§ Data block
────

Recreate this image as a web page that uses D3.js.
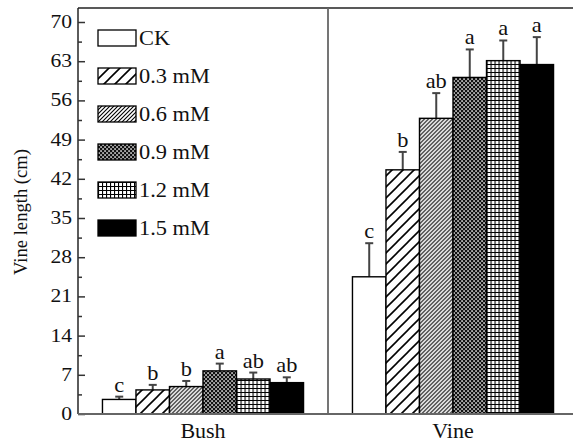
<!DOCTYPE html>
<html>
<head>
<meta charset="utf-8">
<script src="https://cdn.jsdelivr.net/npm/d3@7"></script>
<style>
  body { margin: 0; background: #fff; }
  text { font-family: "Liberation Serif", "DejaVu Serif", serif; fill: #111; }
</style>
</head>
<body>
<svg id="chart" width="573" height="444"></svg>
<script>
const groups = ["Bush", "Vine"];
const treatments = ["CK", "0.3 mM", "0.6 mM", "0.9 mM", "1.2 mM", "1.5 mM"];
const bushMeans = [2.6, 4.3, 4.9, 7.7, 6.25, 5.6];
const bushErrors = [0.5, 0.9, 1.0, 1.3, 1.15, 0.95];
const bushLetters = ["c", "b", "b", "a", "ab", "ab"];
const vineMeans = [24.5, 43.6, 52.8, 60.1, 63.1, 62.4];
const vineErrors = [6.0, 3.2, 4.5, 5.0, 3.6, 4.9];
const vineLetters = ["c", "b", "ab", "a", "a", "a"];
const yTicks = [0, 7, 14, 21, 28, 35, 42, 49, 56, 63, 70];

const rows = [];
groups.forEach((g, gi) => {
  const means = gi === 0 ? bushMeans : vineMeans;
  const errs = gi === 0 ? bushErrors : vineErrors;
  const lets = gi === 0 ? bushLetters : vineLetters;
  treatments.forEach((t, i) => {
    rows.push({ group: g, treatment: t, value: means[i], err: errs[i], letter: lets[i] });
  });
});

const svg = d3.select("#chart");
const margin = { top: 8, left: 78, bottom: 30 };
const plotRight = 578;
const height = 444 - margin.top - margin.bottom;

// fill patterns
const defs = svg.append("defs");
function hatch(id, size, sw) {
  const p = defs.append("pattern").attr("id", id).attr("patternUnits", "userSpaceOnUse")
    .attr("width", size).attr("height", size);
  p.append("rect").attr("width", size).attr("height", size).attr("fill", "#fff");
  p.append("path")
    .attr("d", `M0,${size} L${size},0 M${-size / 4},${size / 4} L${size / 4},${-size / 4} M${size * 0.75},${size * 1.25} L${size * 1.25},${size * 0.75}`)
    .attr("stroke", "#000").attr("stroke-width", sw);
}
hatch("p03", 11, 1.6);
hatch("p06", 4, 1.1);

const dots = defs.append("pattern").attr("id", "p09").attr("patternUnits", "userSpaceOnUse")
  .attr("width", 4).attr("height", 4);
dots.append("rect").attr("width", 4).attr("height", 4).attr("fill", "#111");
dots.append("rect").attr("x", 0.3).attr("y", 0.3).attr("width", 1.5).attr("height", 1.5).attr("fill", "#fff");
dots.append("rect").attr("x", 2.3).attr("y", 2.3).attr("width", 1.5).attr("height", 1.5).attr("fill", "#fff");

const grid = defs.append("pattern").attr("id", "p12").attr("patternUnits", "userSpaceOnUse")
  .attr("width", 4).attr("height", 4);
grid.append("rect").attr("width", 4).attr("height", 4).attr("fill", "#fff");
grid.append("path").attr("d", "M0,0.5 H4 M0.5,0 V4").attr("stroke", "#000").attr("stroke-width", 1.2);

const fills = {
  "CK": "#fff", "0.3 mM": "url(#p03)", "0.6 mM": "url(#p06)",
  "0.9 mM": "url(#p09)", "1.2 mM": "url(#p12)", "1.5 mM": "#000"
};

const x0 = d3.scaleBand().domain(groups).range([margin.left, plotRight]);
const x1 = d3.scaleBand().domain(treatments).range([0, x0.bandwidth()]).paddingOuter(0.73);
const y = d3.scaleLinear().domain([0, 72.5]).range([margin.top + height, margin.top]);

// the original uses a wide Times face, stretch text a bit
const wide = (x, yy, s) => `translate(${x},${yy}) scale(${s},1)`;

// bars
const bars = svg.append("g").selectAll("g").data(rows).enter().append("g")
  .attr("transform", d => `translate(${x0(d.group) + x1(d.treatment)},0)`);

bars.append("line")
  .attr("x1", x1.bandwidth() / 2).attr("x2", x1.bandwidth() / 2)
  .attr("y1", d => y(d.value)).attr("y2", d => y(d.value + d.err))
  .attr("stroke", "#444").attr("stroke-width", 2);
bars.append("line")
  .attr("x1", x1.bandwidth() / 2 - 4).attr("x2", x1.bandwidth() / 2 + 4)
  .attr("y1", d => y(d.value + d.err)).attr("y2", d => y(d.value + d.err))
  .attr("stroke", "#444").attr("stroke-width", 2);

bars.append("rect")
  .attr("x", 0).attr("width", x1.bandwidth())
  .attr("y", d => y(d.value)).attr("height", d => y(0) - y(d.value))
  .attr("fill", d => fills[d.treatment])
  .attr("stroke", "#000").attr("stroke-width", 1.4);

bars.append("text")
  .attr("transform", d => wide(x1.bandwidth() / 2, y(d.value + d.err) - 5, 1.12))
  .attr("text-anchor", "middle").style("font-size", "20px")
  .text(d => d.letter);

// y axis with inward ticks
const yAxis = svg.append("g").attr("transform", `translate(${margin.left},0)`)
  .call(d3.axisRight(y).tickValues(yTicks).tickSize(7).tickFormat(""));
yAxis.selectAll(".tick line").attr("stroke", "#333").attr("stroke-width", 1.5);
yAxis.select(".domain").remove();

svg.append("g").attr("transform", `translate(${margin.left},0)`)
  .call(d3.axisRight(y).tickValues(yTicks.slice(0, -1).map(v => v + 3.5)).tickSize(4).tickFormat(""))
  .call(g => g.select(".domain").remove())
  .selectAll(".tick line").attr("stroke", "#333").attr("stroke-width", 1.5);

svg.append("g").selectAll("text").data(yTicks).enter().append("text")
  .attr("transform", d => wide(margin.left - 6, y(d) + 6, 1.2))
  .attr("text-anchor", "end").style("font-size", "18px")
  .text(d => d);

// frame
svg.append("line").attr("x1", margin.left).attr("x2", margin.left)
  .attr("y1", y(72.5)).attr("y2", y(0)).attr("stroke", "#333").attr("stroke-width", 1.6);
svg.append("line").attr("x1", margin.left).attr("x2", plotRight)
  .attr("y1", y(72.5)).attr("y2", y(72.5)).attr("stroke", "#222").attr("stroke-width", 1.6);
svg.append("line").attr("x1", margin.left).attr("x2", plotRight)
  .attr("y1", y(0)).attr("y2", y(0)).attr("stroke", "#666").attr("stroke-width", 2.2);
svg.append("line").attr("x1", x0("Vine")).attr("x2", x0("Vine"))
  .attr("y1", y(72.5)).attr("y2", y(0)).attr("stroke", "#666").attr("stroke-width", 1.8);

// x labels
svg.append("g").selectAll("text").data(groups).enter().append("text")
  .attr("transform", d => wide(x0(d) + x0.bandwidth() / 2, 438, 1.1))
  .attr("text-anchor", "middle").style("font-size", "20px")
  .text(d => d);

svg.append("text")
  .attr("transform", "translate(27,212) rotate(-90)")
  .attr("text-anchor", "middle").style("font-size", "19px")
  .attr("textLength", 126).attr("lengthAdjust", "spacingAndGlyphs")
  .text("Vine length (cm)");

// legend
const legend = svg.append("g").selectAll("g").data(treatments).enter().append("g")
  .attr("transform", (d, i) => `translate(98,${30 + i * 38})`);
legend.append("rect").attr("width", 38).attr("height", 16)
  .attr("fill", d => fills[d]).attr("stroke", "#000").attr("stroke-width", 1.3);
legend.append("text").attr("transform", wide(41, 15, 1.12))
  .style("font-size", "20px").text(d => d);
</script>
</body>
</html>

────

§ Goal
Copy out the whole listing exactly, and don't carry over any pictures.

§ Solved exercise
Recreate this image as a web page that uses D3.js.
<!DOCTYPE html>
<html>
<head>
<meta charset="utf-8">
<script src="https://cdn.jsdelivr.net/npm/d3@7"></script>
<style>
  body { margin: 0; background: #fff; }
  text { font-family: "Liberation Serif", "DejaVu Serif", serif; fill: #111; }
</style>
</head>
<body>
<svg id="chart" width="573" height="444"></svg>
<script>
const groups = ["Bush", "Vine"];
const treatments = ["CK", "0.3 mM", "0.6 mM", "0.9 mM", "1.2 mM", "1.5 mM"];
const bushMeans = [2.6, 4.3, 4.9, 7.7, 6.25, 5.6];
const bushErrors = [0.5, 0.9, 1.0, 1.3, 1.15, 0.95];
const bushLetters = ["c", "b", "b", "a", "ab", "ab"];
const vineMeans = [24.5, 43.6, 52.8, 60.1, 63.1, 62.4];
const vineErrors = [6.0, 3.2, 4.5, 5.0, 3.6, 4.9];
const vineLetters = ["c", "b", "ab", "a", "a", "a"];
const yTicks = [0, 7, 14, 21, 28, 35, 42, 49, 56, 63, 70];

const rows = [];
groups.forEach((g, gi) => {
  const means = gi === 0 ? bushMeans : vineMeans;
  const errs = gi === 0 ? bushErrors : vineErrors;
  const lets = gi === 0 ? bushLetters : vineLetters;
  treatments.forEach((t, i) => {
    rows.push({ group: g, treatment: t, value: means[i], err: errs[i], letter: lets[i] });
  });
});

const svg = d3.select("#chart");
const margin = { top: 8, left: 78, bottom: 30 };
const plotRight = 578;
const height = 444 - margin.top - margin.bottom;

// fill patterns
const defs = svg.append("defs");
function hatch(id, size, sw) {
  const p = defs.append("pattern").attr("id", id).attr("patternUnits", "userSpaceOnUse")
    .attr("width", size).attr("height", size);
  p.append("rect").attr("width", size).attr("height", size).attr("fill", "#fff");
  p.append("path")
    .attr("d", `M0,${size} L${size},0 M${-size / 4},${size / 4} L${size / 4},${-size / 4} M${size * 0.75},${size * 1.25} L${size * 1.25},${size * 0.75}`)
    .attr("stroke", "#000").attr("stroke-width", sw);
}
hatch("p03", 11, 1.6);
hatch("p06", 4, 1.1);

const dots = defs.append("pattern").attr("id", "p09").attr("patternUnits", "userSpaceOnUse")
  .attr("width", 4).attr("height", 4);
dots.append("rect").attr("width", 4).attr("height", 4).attr("fill", "#111");
dots.append("rect").attr("x", 0.3).attr("y", 0.3).attr("width", 1.5).attr("height", 1.5).attr("fill", "#fff");
dots.append("rect").attr("x", 2.3).attr("y", 2.3).attr("width", 1.5).attr("height", 1.5).attr("fill", "#fff");

const grid = defs.append("pattern").attr("id", "p12").attr("patternUnits", "userSpaceOnUse")
  .attr("width", 4).attr("height", 4);
grid.append("rect").attr("width", 4).attr("height", 4).attr("fill", "#fff");
grid.append("path").attr("d", "M0,0.5 H4 M0.5,0 V4").attr("stroke", "#000").attr("stroke-width", 1.2);

const fills = {
  "CK": "#fff", "0.3 mM": "url(#p03)", "0.6 mM": "url(#p06)",
  "0.9 mM": "url(#p09)", "1.2 mM": "url(#p12)", "1.5 mM": "#000"
};

const x0 = d3.scaleBand().domain(groups).range([margin.left, plotRight]);
const x1 = d3.scaleBand().domain(treatments).range([0, x0.bandwidth()]).paddingOuter(0.73);
const y = d3.scaleLinear().domain([0, 72.5]).range([margin.top + height, margin.top]);

// the original uses a wide Times face, stretch text a bit
const wide = (x, yy, s) => `translate(${x},${yy}) scale(${s},1)`;

// bars
const bars = svg.append("g").selectAll("g").data(rows).enter().append("g")
  .attr("transform", d => `translate(${x0(d.group) + x1(d.treatment)},0)`);

bars.append("line")
  .attr("x1", x1.bandwidth() / 2).attr("x2", x1.bandwidth() / 2)
  .attr("y1", d => y(d.value)).attr("y2", d => y(d.value + d.err))
  .attr("stroke", "#444").attr("stroke-width", 2);
bars.append("line")
  .attr("x1", x1.bandwidth() / 2 - 4).attr("x2", x1.bandwidth() / 2 + 4)
  .attr("y1", d => y(d.value + d.err)).attr("y2", d => y(d.value + d.err))
  .attr("stroke", "#444").attr("stroke-width", 2);

bars.append("rect")
  .attr("x", 0).attr("width", x1.bandwidth())
  .attr("y", d => y(d.value)).attr("height", d => y(0) - y(d.value))
  .attr("fill", d => fills[d.treatment])
  .attr("stroke", "#000").attr("stroke-width", 1.4);

bars.append("text")
  .attr("transform", d => wide(x1.bandwidth() / 2, y(d.value + d.err) - 5, 1.12))
  .attr("text-anchor", "middle").style("font-size", "20px")
  .text(d => d.letter);

// y axis with inward ticks
const yAxis = svg.append("g").attr("transform", `translate(${margin.left},0)`)
  .call(d3.axisRight(y).tickValues(yTicks).tickSize(7).tickFormat(""));
yAxis.selectAll(".tick line").attr("stroke", "#333").attr("stroke-width", 1.5);
yAxis.select(".domain").remove();

svg.append("g").attr("transform", `translate(${margin.left},0)`)
  .call(d3.axisRight(y).tickValues(yTicks.slice(0, -1).map(v => v + 3.5)).tickSize(4).tickFormat(""))
  .call(g => g.select(".domain").remove())
  .selectAll(".tick line").attr("stroke", "#333").attr("stroke-width", 1.5);

svg.append("g").selectAll("text").data(yTicks).enter().append("text")
  .attr("transform", d => wide(margin.left - 6, y(d) + 6, 1.2))
  .attr("text-anchor", "end").style("font-size", "18px")
  .text(d => d);

// frame
svg.append("line").attr("x1", margin.left).attr("x2", margin.left)
  .attr("y1", y(72.5)).attr("y2", y(0)).attr("stroke", "#333").attr("stroke-width", 1.6);
svg.append("line").attr("x1", margin.left).attr("x2", plotRight)
  .attr("y1", y(72.5)).attr("y2", y(72.5)).attr("stroke", "#222").attr("stroke-width", 1.6);
svg.append("line").attr("x1", margin.left).attr("x2", plotRight)
  .attr("y1", y(0)).attr("y2", y(0)).attr("stroke", "#666").attr("stroke-width", 2.2);
svg.append("line").attr("x1", x0("Vine")).attr("x2", x0("Vine"))
  .attr("y1", y(72.5)).attr("y2", y(0)).attr("stroke", "#666").attr("stroke-width", 1.8);

// x labels
svg.append("g").selectAll("text").data(groups).enter().append("text")
  .attr("transform", d => wide(x0(d) + x0.bandwidth() / 2, 438, 1.1))
  .attr("text-anchor", "middle").style("font-size", "20px")
  .text(d => d);

svg.append("text")
  .attr("transform", "translate(27,212) rotate(-90)")
  .attr("text-anchor", "middle").style("font-size", "19px")
  .attr("textLength", 126).attr("lengthAdjust", "spacingAndGlyphs")
  .text("Vine length (cm)");

// legend
const legend = svg.append("g").selectAll("g").data(treatments).enter().append("g")
  .attr("transform", (d, i) => `translate(98,${30 + i * 38})`);
legend.append("rect").attr("width", 38).attr("height", 16)
  .attr("fill", d => fills[d]).attr("stroke", "#000").attr("stroke-width", 1.3);
legend.append("text").attr("transform", wide(41, 15, 1.12))
  .style("font-size", "20px").text(d => d);
</script>
</body>
</html>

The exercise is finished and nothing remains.